In the run-up to the 2023 election, Junnila spoke at an event where he congratulated another candidate of his party for receiving the number 88, called it a "winning card" and added: "The 88 of course refers to two letters H, about which we'll say no more." (”Tämä 88 viittaa tietenkin kahteen H-kirjaimeen, josta ei sen enempää puhuta.”) Using the number "88" to mean "HH" as shorthand for "Heil Hitler" is a common white supremacist symbol. His remarks were met with a round of laughter and one shout of "Heil Hitler!" (followed by a quieter "sorry.")

=== Other ===

Junnila commented on a photo circulating on social media, allegedly a Facebook photo posted by Junnila to his aide in 2014, that depicts a snowman holding a hangman's noose and with a head resembling a Ku Klux Klan hood, with a caption wishing for a white Christmas as being part of a parodied clip from the 2004 film Downfall ridiculing the person responsible for the snowman.

Junnila's campaign slogan in the 2015 election was "kaasua", which on social media was referred to operating a gas chamber.

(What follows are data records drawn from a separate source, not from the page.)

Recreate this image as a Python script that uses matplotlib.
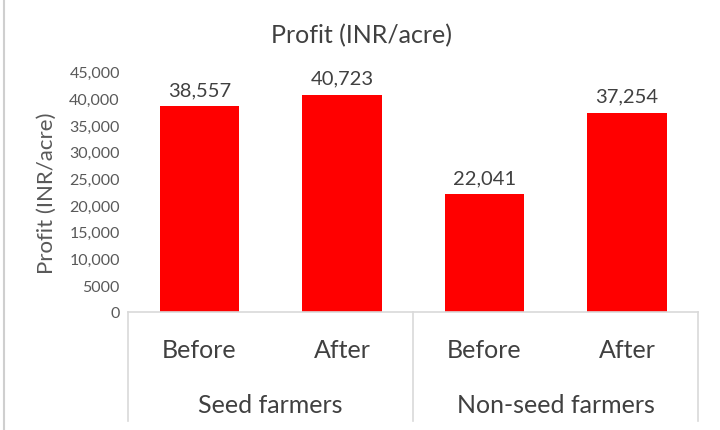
import matplotlib.pyplot as plt
from matplotlib.lines import Line2D

# data
groups = ["Seed farmers", "Non-seed farmers"]
periods = ["Before", "After", "Before", "After"]
profit = [38557, 40723, 22041, 37254]
yticks = [0, 5000, 10000, 15000, 20000, 25000, 30000, 35000, 40000, 45000]
ytick_labels = ["0", "5000", "10,000", "15,000", "20,000", "25,000",
                "30,000", "35,000", "40,000", "45,000"]

plt.rcParams['font.family'] = ['Lato', 'DejaVu Sans']
txt = '#595959'
dark = '#404040'
frame = '#d9d9d9'

fig = plt.figure(figsize=(7.2, 4.31), dpi=100)
ax = fig.add_axes([0.178, 0.274, 0.792, 0.557])

x = list(range(len(profit)))
bars = ax.bar(x, profit, width=0.56, color='#ff0000')

for b, v in zip(bars, profit):
    ax.annotate(f"{v:,}", (b.get_x() + b.get_width() / 2, v),
                xytext=(0, 6), textcoords='offset points',
                ha='center', va='bottom', fontsize=14.5, color=dark)

ax.set_xlim(-0.5, len(profit) - 0.5)
ax.set_ylim(0, 45000)
ax.set_yticks(yticks)
ax.set_yticklabels(ytick_labels)
ax.tick_params(axis='y', length=0, labelsize=11.5, labelcolor=txt, pad=6)
ax.set_xticks([])
for s in ['top', 'right', 'left']:
    ax.spines[s].set_visible(False)
ax.spines['bottom'].set_color(frame)
ax.spines['bottom'].set_linewidth(1.2)

# category labels
for i, p in enumerate(periods):
    ax.text(i, -0.155, p, transform=ax.get_xaxis_transform(),
            ha='center', va='center', fontsize=18, color=dark)
# group labels
for j, g in enumerate(groups):
    ax.text(j * 2 + 0.5, -0.385, g, transform=ax.get_xaxis_transform(),
            ha='center', va='center', fontsize=18, color=dark)
# category axis dividers
for xd in [0, 0.5, 1]:
    ax.add_line(Line2D([xd, xd], [0, -0.455], transform=ax.transAxes,
                       color=frame, lw=1.2, clip_on=False))

ax.set_ylabel("Profit (INR/acre)", fontsize=16, color=txt, labelpad=9)
fig.text(0.502, 0.918, "Profit (INR/acre)", ha='center', va='center',
         fontsize=18, color=dark)

# thin border of the picture
fig.add_artist(Line2D([0.006, 0.006], [0, 1], transform=fig.transFigure,
                      color='#cfcfcf', lw=1.5))

fig.savefig("out.png", dpi=100)
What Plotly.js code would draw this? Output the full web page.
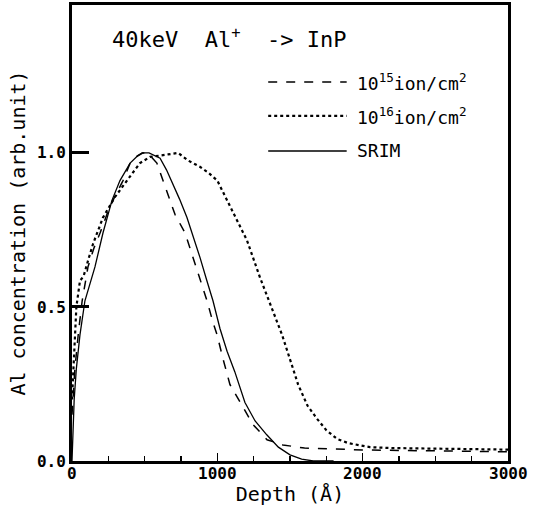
<!DOCTYPE html>
<html><head><meta charset="utf-8">
<script src="https://cdn.plot.ly/plotly-3.0.1.min.js"></script>
<style>body{margin:0;background:#fff}#c{width:535px;height:511px}</style>
</head><body><div id="c"></div>
<script>
// SRIM simulation
const srimDepth = [0,8,15,30,55,89,120,158,213,275,330,400,450,482,530,606,650,695,740,791,835,881,925,970,1018,1067,1120,1190,1260,1340,1420,1500,1580,1660,1800];
const srimVal   = [0,0.1,0.2,0.3,0.41,0.52,0.57,0.63,0.74,0.846,0.91,0.967,0.99,1.0,1.0,0.983,0.945,0.90,0.85,0.79,0.73,0.66,0.59,0.52,0.43,0.356,0.29,0.19,0.13,0.085,0.045,0.02,0.006,0.0,0.0];
// 1e15 ion/cm2
const d15Depth = [0,20,45,70,110,150,193,240,282,351,400,450,489,530,584,654,709,778,820,860,929,970,998,1040,1087,1170,1246,1342,1452,1600,1800,2000,2300,2600,3000];
const d15Val   = [0.15,0.3,0.42,0.52,0.63,0.69,0.74,0.8,0.846,0.91,0.967,0.99,1.0,0.995,0.967,0.87,0.80,0.74,0.68,0.62,0.52,0.45,0.41,0.33,0.248,0.18,0.118,0.069,0.052,0.042,0.038,0.036,0.034,0.032,0.03];
// 1e16 ion/cm2
const d16Depth = [0,15,30,55,80,110,145,213,296,378,468,537,600,660,730,800,880,940,1000,1067,1140,1204,1294,1370,1445,1500,1556,1620,1686,1750,1823,1900,1960,2050,2200,2500,2800,3000];
const d16Val   = [0.2,0.35,0.5,0.585,0.6,0.65,0.705,0.79,0.857,0.91,0.967,0.987,0.99,0.995,1.0,0.975,0.955,0.935,0.91,0.846,0.78,0.716,0.595,0.5,0.41,0.33,0.248,0.18,0.137,0.1,0.072,0.058,0.052,0.045,0.042,0.04,0.038,0.037];

const xTickVals = [0,1000,2000,3000];
const xTickText = ['0','1000','2000','3000'];
const yTickVals = [0,0.5,1.0];
const yTickText = ['0.0','0.5','1.0'];

const seriesNames = ['10<sup>15</sup>ion/cm<sup>2</sup>','10<sup>16</sup>ion/cm<sup>2</sup>','SRIM'];

const mono = 'DejaVu Sans Mono, monospace';
const traces = [
  {x:d15Depth, y:d15Val, mode:'lines', line:{color:'#000', width:1.5, dash:'dash'}, name:seriesNames[0]},
  {x:d16Depth, y:d16Val, mode:'lines', line:{color:'#000', width:2.2, dash:'dot'}, name:seriesNames[1]},
  {x:srimDepth, y:srimVal, mode:'lines', line:{color:'#000', width:1.3}, name:seriesNames[2]}
];

const legY = [0.831, 0.757, 0.680];
const legDash = ['dash','dot','solid'];
const legW = [1.5, 2.2, 1.5];
const shapes = [], annotations = [];
for (let i=0;i<3;i++){
  shapes.push({type:'line', xref:'paper', yref:'paper', x0:0.45, x1:0.63, y0:legY[i], y1:legY[i], line:{color:'#000', width:legW[i], dash:legDash[i]}});
  annotations.push({xref:'paper', yref:'paper', x:0.649, y:legY[i], xanchor:'left', yanchor:'middle', showarrow:false, text:seriesNames[i], font:{family:mono, size:18, color:'#000'}});
}
annotations.push({xref:'paper', yref:'paper', x:0.087, y:0.928, xanchor:'left', yanchor:'middle', showarrow:false,
  text:'40keV  Al<sup>+</sup>  -> InP', font:{family:mono, size:22, color:'#000'}});
// x tick labels placed close under the axis
xTickVals.forEach((v,i)=>{
  annotations.push({xref:'x', yref:'paper', x:v, y:0, xanchor:'center', yanchor:'top', yshift:-1, showarrow:false,
    text:'<b>'+xTickText[i]+'</b>', font:{family:mono, size:16, color:'#000'}});
});

const layout = {
  width:535, height:511,
  margin:{l:72, r:27, t:5, b:50},
  paper_bgcolor:'#fff', plot_bgcolor:'#fff',
  showlegend:false,
  xaxis:{range:[0,3000], showgrid:false, zeroline:false, showline:true, mirror:true, linewidth:3, linecolor:'#000',
    tickmode:'array', tickvals:xTickVals, ticks:'inside', ticklen:8, tickwidth:1.5, tickcolor:'#000', showticklabels:false,
    minor:{dtick:250, ticks:'inside', ticklen:5, tickwidth:1.2, tickcolor:'#000'},
    title:{text:'Depth (Å)', font:{family:mono, size:20, color:'#000'}, standoff:24}},
  yaxis:{range:[0,1.48], showgrid:false, zeroline:false, showline:true, mirror:true, linewidth:3, linecolor:'#000',
    tickmode:'array', tickvals:yTickVals, ticktext:yTickText, ticks:'inside', ticklen:17, tickwidth:3, tickcolor:'#000',
    tickfont:{family:mono, size:16, color:'#000', weight:'bold'}, ticklabelstandoff:0,
    title:{text:'Al concentration (arb.unit)', font:{family:mono, size:20, color:'#000'}, standoff:6}},
  shapes:shapes, annotations:annotations
};
Plotly.newPlot('c', traces, layout, {displayModeBar:false, staticPlot:true});
</script></body></html>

However, the campaign meant pressing the gas pedal to get rid of the car tax on new vehicles.

==Vote of no confidence and resignation==

On 27 June, the Green League, Left Alliance, and Social Democratic Party proposed a motion of no confidence against Junnila. Green Party MP Hanna Holopainen presented the motion, stating that Junnila's communication with far-right movements "appears to be continuous and close" and that "Minister Junnila's connections to far-right movements are not an isolated incident, a misunderstanding, or simply bad humor, but rather repeated, systematic, and comradely communication". The last major opposition party, the Centre Party, announced their support the following day.

Junnila survived the motion with a vote of 95-86 on 28 June, with three abstentions and 15 absences. The vote created divisions within the Orpo Cabinet, the newly appointed Government of Finland, with seven of the ten MPs of the government coalition partner, the Swedish People's Party, voting against Junnila and three abstaining. Notably, Ben Zyskowicz, the only Jewish MP, whose father survived Nazi concentration camps and whose government coalition party National Coalition supported Junnila, bucked the process to avoid giving his vote of confidence to Junnila. He was present in the chamber but refrained from voting, and his vote was marked as absent.

Junnila resigned two days later, stating that "For the continuation of the government and the reputation of Finland, I see that it is impossible for me to continue as a minister in a satisfactory way."